* _SHORT TASK_
Leave out the pictures and repeat everything else in the records exactly.

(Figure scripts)
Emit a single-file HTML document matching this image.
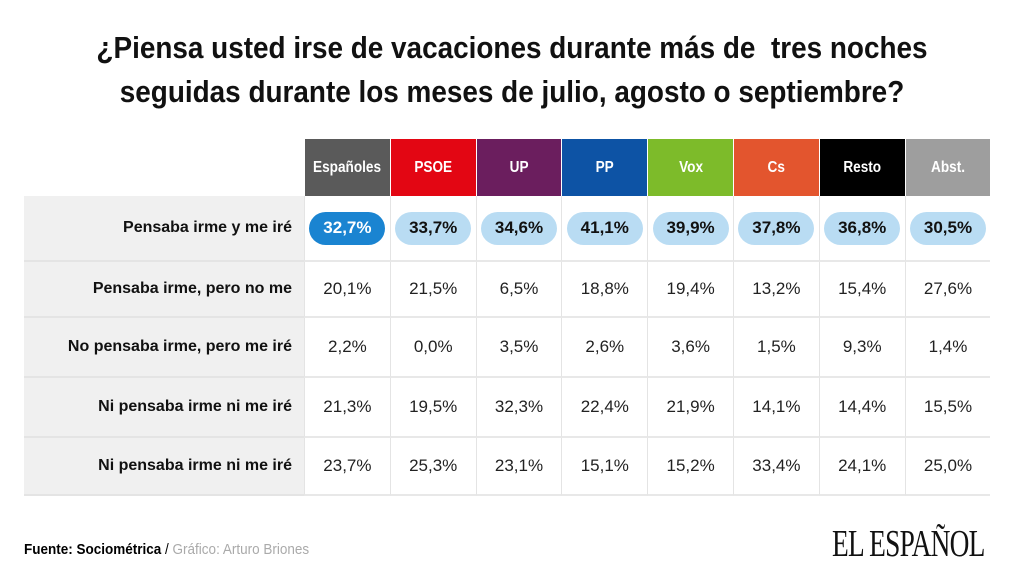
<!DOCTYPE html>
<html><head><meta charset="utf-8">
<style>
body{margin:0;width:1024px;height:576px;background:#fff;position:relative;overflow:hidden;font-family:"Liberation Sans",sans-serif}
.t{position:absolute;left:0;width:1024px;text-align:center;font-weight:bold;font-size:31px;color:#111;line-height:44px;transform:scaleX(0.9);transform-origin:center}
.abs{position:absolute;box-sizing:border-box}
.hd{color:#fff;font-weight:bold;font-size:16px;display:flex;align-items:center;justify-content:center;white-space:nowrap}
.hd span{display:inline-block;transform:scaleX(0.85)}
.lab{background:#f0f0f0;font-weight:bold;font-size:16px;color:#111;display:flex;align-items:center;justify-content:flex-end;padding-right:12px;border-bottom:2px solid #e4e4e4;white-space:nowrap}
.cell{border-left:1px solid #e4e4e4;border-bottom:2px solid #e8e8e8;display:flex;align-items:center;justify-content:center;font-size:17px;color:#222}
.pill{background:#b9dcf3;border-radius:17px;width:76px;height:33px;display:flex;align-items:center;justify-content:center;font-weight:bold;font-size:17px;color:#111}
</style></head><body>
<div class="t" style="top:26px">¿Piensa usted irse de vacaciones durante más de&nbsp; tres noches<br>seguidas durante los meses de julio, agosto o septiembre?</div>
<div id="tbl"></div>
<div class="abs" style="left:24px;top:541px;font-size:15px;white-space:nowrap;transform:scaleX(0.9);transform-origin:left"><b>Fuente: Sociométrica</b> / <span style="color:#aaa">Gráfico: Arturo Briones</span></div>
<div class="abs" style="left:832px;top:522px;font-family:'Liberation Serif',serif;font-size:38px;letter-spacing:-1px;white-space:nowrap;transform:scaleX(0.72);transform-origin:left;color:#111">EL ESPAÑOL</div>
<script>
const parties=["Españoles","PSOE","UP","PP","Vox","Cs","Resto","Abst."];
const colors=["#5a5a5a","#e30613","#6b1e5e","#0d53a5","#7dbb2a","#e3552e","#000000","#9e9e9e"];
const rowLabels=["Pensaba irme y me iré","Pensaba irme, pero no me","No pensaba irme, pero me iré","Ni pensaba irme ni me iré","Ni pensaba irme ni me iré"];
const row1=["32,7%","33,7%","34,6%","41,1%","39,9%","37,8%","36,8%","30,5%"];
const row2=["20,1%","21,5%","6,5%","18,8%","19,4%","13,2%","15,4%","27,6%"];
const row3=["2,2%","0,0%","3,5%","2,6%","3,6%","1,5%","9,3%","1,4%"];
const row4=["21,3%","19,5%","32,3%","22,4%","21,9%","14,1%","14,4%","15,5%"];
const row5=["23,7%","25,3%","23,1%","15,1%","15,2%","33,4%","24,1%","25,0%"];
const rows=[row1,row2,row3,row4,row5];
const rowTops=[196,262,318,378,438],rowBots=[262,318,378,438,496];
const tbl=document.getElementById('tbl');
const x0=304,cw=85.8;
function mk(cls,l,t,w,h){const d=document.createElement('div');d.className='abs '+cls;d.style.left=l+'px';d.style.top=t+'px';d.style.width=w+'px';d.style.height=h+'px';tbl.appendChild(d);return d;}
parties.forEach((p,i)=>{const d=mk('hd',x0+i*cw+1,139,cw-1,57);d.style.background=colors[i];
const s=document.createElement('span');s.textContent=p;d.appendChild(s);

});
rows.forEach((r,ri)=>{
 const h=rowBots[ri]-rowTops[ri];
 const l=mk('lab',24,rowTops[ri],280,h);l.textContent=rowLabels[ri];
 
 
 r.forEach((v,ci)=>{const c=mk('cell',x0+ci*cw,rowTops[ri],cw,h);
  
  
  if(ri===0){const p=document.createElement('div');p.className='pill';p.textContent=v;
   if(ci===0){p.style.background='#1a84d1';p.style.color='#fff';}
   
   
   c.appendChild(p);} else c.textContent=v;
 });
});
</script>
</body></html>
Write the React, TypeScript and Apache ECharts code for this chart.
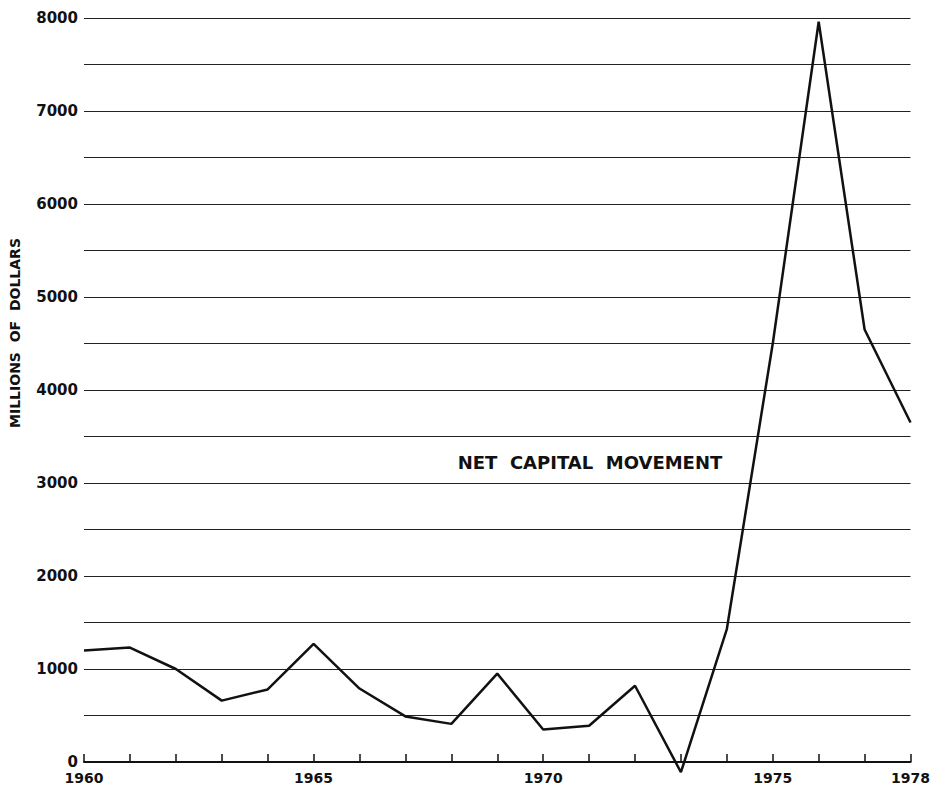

* _RESULT_
Emit a single-file HTML document matching this image.
<!DOCTYPE html>
<html><head><meta charset="utf-8">
<style>
body{margin:0;width:1024px;height:576px;background:#fff;position:relative;overflow:hidden;font-family:"Liberation Sans",sans-serif}
.t{position:absolute;left:0;width:1024px;text-align:center;font-weight:bold;font-size:31px;color:#111;line-height:44px;transform:scaleX(0.9);transform-origin:center}
.abs{position:absolute;box-sizing:border-box}
.hd{color:#fff;font-weight:bold;font-size:16px;display:flex;align-items:center;justify-content:center;white-space:nowrap}
.hd span{display:inline-block;transform:scaleX(0.85)}
.lab{background:#f0f0f0;font-weight:bold;font-size:16px;color:#111;display:flex;align-items:center;justify-content:flex-end;padding-right:12px;border-bottom:2px solid #e4e4e4;white-space:nowrap}
.cell{border-left:1px solid #e4e4e4;border-bottom:2px solid #e8e8e8;display:flex;align-items:center;justify-content:center;font-size:17px;color:#222}
.pill{background:#b9dcf3;border-radius:17px;width:76px;height:33px;display:flex;align-items:center;justify-content:center;font-weight:bold;font-size:17px;color:#111}
</style></head><body>
<div class="t" style="top:26px">¿Piensa usted irse de vacaciones durante más de&nbsp; tres noches<br>seguidas durante los meses de julio, agosto o septiembre?</div>
<div id="tbl"></div>
<div class="abs" style="left:24px;top:541px;font-size:15px;white-space:nowrap;transform:scaleX(0.9);transform-origin:left"><b>Fuente: Sociométrica</b> / <span style="color:#aaa">Gráfico: Arturo Briones</span></div>
<div class="abs" style="left:832px;top:522px;font-family:'Liberation Serif',serif;font-size:38px;letter-spacing:-1px;white-space:nowrap;transform:scaleX(0.72);transform-origin:left;color:#111">EL ESPAÑOL</div>
<script>
const parties=["Españoles","PSOE","UP","PP","Vox","Cs","Resto","Abst."];
const colors=["#5a5a5a","#e30613","#6b1e5e","#0d53a5","#7dbb2a","#e3552e","#000000","#9e9e9e"];
const rowLabels=["Pensaba irme y me iré","Pensaba irme, pero no me","No pensaba irme, pero me iré","Ni pensaba irme ni me iré","Ni pensaba irme ni me iré"];
const row1=["32,7%","33,7%","34,6%","41,1%","39,9%","37,8%","36,8%","30,5%"];
const row2=["20,1%","21,5%","6,5%","18,8%","19,4%","13,2%","15,4%","27,6%"];
const row3=["2,2%","0,0%","3,5%","2,6%","3,6%","1,5%","9,3%","1,4%"];
const row4=["21,3%","19,5%","32,3%","22,4%","21,9%","14,1%","14,4%","15,5%"];
const row5=["23,7%","25,3%","23,1%","15,1%","15,2%","33,4%","24,1%","25,0%"];
const rows=[row1,row2,row3,row4,row5];
const rowTops=[196,262,318,378,438],rowBots=[262,318,378,438,496];
const tbl=document.getElementById('tbl');
const x0=304,cw=85.8;
function mk(cls,l,t,w,h){const d=document.createElement('div');d.className='abs '+cls;d.style.left=l+'px';d.style.top=t+'px';d.style.width=w+'px';d.style.height=h+'px';tbl.appendChild(d);return d;}
parties.forEach((p,i)=>{const d=mk('hd',x0+i*cw+1,139,cw-1,57);d.style.background=colors[i];
const s=document.createElement('span');s.textContent=p;d.appendChild(s);

});
rows.forEach((r,ri)=>{
 const h=rowBots[ri]-rowTops[ri];
 const l=mk('lab',24,rowTops[ri],280,h);l.textContent=rowLabels[ri];
 
 
 r.forEach((v,ci)=>{const c=mk('cell',x0+ci*cw,rowTops[ri],cw,h);
  
  
  if(ri===0){const p=document.createElement('div');p.className='pill';p.textContent=v;
   if(ci===0){p.style.background='#1a84d1';p.style.color='#fff';}
   
   
   c.appendChild(p);} else c.textContent=v;
 });
});
</script>
</body></html>
Write the React, TypeScript and Apache ECharts code for this chart.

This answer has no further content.